[Start of DATA]

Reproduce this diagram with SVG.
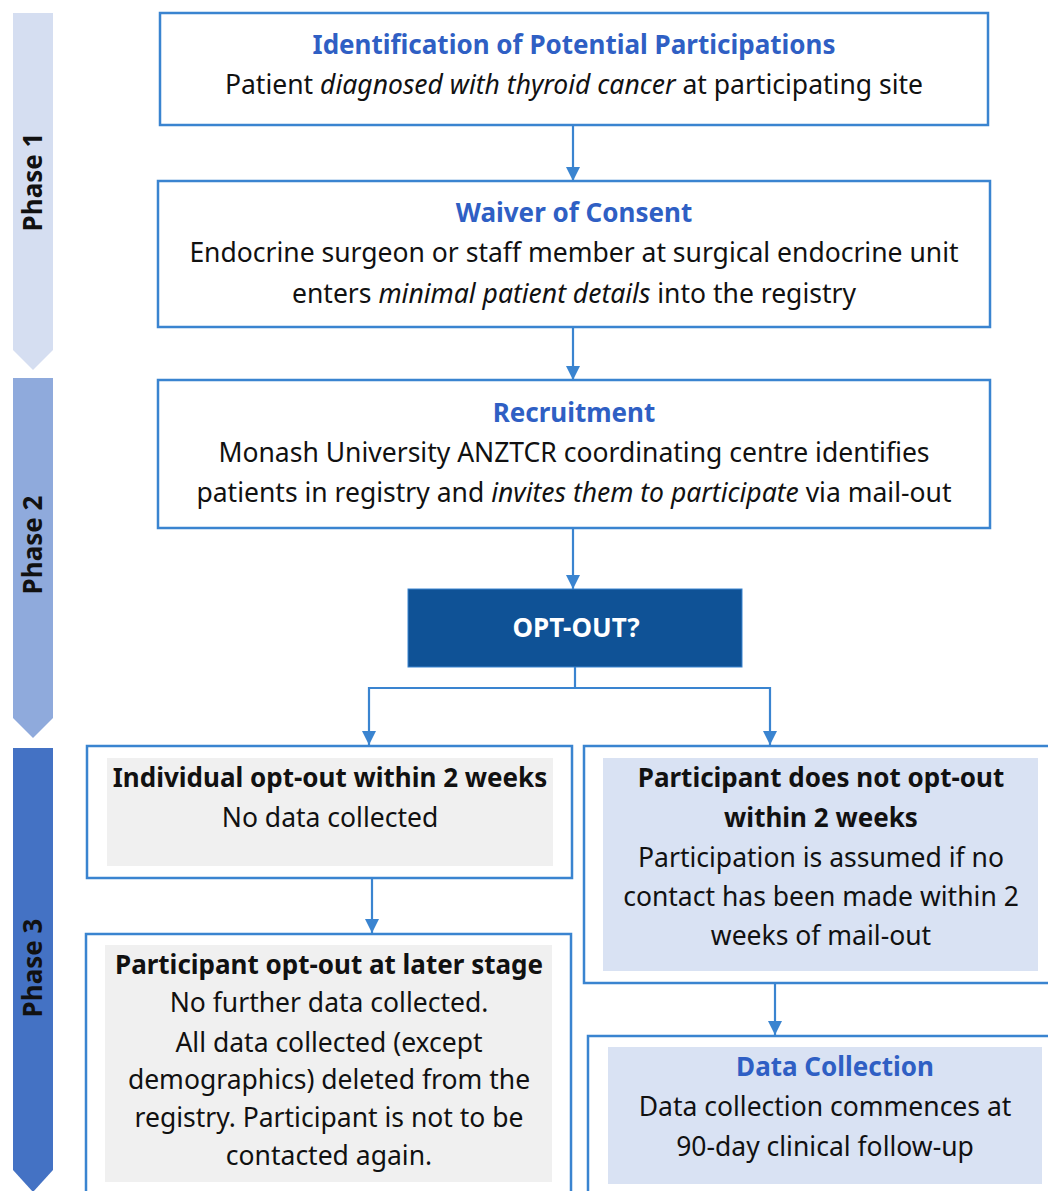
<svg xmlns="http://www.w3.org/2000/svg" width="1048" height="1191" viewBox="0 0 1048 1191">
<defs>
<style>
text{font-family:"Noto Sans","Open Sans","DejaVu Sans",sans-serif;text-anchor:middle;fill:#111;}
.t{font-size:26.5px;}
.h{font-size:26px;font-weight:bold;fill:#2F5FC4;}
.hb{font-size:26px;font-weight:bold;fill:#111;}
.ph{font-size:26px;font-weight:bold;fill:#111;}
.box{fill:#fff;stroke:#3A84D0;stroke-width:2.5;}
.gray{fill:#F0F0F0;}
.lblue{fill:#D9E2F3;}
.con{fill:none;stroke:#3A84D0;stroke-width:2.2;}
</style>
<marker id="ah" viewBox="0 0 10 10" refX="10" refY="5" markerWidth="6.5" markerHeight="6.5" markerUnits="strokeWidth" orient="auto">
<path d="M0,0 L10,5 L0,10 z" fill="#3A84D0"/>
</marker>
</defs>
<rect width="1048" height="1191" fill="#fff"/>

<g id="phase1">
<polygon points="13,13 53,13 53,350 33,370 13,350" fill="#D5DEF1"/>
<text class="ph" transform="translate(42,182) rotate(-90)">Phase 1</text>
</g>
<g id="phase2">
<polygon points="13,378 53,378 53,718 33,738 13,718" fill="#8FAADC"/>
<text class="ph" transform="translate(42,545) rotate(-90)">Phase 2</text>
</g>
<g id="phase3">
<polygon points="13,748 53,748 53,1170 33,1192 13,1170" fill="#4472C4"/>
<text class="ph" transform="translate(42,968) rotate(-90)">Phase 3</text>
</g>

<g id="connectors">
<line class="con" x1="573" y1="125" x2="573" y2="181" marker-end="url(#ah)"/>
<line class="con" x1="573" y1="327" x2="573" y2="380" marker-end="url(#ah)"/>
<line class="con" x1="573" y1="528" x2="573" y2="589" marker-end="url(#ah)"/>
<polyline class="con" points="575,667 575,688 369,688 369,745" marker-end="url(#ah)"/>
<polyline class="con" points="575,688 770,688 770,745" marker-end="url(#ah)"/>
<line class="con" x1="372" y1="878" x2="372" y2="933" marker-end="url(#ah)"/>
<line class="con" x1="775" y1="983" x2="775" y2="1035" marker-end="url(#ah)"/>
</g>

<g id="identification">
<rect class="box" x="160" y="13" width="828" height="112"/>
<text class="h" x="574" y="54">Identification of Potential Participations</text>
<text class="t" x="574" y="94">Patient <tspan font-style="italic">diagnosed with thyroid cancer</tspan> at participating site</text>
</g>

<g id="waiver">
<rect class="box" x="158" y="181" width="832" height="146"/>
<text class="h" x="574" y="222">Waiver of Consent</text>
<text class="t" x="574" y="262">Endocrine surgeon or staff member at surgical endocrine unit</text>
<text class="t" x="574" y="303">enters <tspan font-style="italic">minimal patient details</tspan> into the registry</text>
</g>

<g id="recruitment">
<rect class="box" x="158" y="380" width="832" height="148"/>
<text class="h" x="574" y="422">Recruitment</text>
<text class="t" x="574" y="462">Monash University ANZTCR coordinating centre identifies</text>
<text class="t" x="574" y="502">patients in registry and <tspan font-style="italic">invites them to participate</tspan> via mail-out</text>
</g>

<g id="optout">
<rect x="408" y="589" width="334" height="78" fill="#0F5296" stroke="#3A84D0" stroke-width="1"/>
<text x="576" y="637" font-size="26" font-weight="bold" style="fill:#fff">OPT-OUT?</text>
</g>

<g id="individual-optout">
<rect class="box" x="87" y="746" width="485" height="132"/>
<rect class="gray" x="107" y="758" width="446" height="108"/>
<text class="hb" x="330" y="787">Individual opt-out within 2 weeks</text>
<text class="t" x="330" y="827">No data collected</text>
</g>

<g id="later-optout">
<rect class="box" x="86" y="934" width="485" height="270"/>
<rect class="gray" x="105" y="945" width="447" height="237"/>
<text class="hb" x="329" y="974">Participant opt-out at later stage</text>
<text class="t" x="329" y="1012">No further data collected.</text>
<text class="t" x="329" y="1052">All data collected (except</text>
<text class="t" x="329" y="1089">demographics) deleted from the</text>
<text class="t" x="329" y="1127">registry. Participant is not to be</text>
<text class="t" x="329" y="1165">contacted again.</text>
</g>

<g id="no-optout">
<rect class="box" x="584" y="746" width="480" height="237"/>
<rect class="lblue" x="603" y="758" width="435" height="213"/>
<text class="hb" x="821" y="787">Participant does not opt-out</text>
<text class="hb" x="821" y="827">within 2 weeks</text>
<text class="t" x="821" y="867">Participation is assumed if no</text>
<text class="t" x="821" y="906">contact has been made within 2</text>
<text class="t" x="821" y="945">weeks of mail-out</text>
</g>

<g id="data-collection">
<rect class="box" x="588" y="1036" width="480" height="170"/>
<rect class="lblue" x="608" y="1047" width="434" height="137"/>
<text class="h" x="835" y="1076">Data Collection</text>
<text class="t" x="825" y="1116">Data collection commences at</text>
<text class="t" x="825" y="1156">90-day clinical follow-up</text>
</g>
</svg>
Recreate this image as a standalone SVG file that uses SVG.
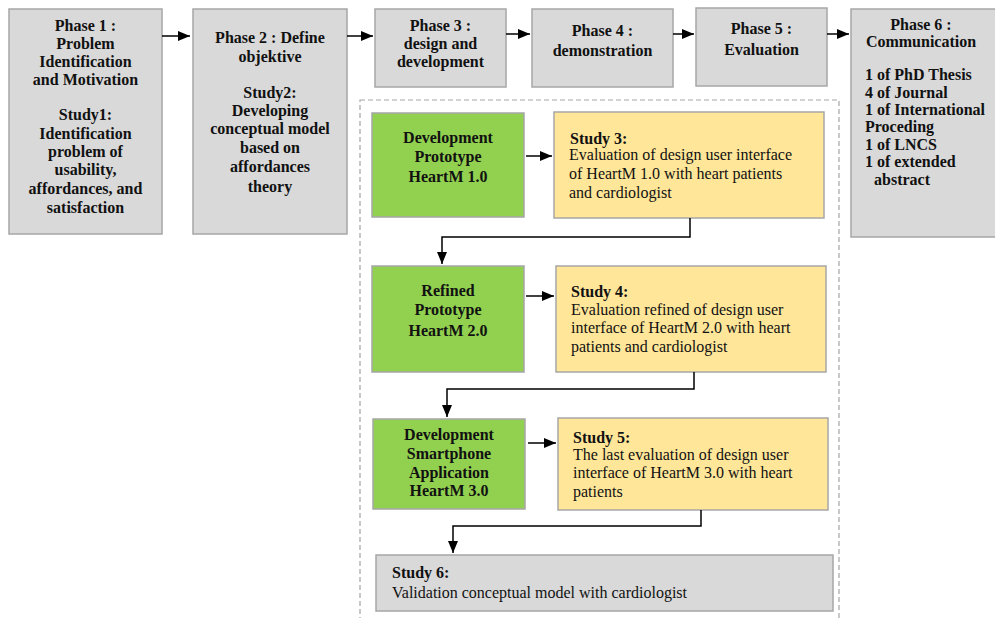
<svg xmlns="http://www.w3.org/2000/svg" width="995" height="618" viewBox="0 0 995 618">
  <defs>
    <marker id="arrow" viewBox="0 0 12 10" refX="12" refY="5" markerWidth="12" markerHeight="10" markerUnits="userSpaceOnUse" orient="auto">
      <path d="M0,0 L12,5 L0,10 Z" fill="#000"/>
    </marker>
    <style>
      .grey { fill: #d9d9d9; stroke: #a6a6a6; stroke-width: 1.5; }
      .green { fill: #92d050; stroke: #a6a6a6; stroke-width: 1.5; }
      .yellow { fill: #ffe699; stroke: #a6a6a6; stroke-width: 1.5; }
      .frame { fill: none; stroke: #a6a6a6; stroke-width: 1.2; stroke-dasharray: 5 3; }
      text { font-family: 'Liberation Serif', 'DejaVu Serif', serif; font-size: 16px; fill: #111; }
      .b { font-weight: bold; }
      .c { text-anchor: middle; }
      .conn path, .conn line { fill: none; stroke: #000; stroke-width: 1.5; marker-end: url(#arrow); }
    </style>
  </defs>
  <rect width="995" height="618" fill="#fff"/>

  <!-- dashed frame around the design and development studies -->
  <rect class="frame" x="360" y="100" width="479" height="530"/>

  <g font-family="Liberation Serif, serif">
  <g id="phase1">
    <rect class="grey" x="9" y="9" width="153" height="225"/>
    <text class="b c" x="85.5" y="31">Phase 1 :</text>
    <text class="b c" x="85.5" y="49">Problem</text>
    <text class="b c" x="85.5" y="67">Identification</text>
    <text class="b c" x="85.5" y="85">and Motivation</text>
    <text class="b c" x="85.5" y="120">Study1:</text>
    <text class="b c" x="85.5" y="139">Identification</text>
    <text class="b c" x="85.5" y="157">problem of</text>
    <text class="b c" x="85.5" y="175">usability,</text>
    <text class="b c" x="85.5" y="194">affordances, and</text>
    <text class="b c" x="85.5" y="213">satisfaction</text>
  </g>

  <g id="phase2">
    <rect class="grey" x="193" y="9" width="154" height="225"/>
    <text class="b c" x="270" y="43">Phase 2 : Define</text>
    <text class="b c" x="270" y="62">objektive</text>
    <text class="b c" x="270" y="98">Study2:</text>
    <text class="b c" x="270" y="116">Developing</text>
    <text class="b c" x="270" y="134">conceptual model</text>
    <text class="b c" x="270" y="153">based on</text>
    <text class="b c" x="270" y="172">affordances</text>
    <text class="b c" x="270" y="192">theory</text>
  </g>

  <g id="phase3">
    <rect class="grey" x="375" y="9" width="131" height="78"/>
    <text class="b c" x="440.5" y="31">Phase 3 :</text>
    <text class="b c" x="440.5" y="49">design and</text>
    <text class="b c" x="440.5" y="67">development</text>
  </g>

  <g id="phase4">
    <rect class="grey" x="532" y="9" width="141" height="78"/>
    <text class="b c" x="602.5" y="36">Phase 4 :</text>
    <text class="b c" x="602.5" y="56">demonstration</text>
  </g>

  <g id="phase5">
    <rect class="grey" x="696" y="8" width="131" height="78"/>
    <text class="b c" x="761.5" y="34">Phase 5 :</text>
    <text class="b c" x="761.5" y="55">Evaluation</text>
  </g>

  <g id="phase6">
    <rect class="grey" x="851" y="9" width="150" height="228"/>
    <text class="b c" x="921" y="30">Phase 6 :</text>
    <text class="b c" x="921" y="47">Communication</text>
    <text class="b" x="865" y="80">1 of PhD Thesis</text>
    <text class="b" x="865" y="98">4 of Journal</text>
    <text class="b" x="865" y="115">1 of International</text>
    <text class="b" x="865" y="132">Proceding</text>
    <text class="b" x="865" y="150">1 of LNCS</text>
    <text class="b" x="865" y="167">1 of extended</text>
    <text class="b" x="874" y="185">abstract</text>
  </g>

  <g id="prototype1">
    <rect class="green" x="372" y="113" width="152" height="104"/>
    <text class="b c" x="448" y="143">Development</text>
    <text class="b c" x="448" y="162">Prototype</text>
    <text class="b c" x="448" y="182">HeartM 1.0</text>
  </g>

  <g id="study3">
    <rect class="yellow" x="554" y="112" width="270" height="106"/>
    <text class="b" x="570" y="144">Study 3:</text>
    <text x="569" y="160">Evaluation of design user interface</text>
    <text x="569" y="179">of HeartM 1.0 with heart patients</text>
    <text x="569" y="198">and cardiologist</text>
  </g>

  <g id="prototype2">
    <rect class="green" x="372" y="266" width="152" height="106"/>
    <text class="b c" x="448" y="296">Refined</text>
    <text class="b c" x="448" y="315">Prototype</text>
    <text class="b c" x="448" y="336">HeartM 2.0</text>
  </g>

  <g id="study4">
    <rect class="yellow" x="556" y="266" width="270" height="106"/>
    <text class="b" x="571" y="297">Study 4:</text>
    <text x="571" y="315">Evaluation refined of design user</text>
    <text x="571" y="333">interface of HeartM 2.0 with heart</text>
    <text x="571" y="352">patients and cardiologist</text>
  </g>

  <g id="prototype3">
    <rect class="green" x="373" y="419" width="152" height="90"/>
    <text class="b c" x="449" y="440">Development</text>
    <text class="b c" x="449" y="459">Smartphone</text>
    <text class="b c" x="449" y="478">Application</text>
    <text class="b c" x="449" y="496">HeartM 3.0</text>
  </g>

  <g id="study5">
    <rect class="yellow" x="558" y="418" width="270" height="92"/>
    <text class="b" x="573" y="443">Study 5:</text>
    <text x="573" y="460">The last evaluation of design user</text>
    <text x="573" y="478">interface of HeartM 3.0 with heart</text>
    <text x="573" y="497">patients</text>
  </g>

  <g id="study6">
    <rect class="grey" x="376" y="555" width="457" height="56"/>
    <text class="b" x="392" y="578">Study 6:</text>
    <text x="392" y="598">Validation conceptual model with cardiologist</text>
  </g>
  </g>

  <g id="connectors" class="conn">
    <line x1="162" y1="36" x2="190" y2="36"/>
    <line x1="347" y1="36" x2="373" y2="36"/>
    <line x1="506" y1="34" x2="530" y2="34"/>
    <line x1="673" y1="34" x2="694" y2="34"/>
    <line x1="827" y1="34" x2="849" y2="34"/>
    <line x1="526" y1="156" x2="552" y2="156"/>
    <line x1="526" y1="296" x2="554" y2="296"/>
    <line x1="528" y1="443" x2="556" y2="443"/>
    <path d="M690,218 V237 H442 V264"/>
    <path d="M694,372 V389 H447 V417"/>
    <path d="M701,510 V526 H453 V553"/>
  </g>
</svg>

[End of DATA]

PROBLEM DESCRIPTION: Report how many lines in the entries hold the string "this". Nothing but the number is wanted.

EXERCISE RESULT: 2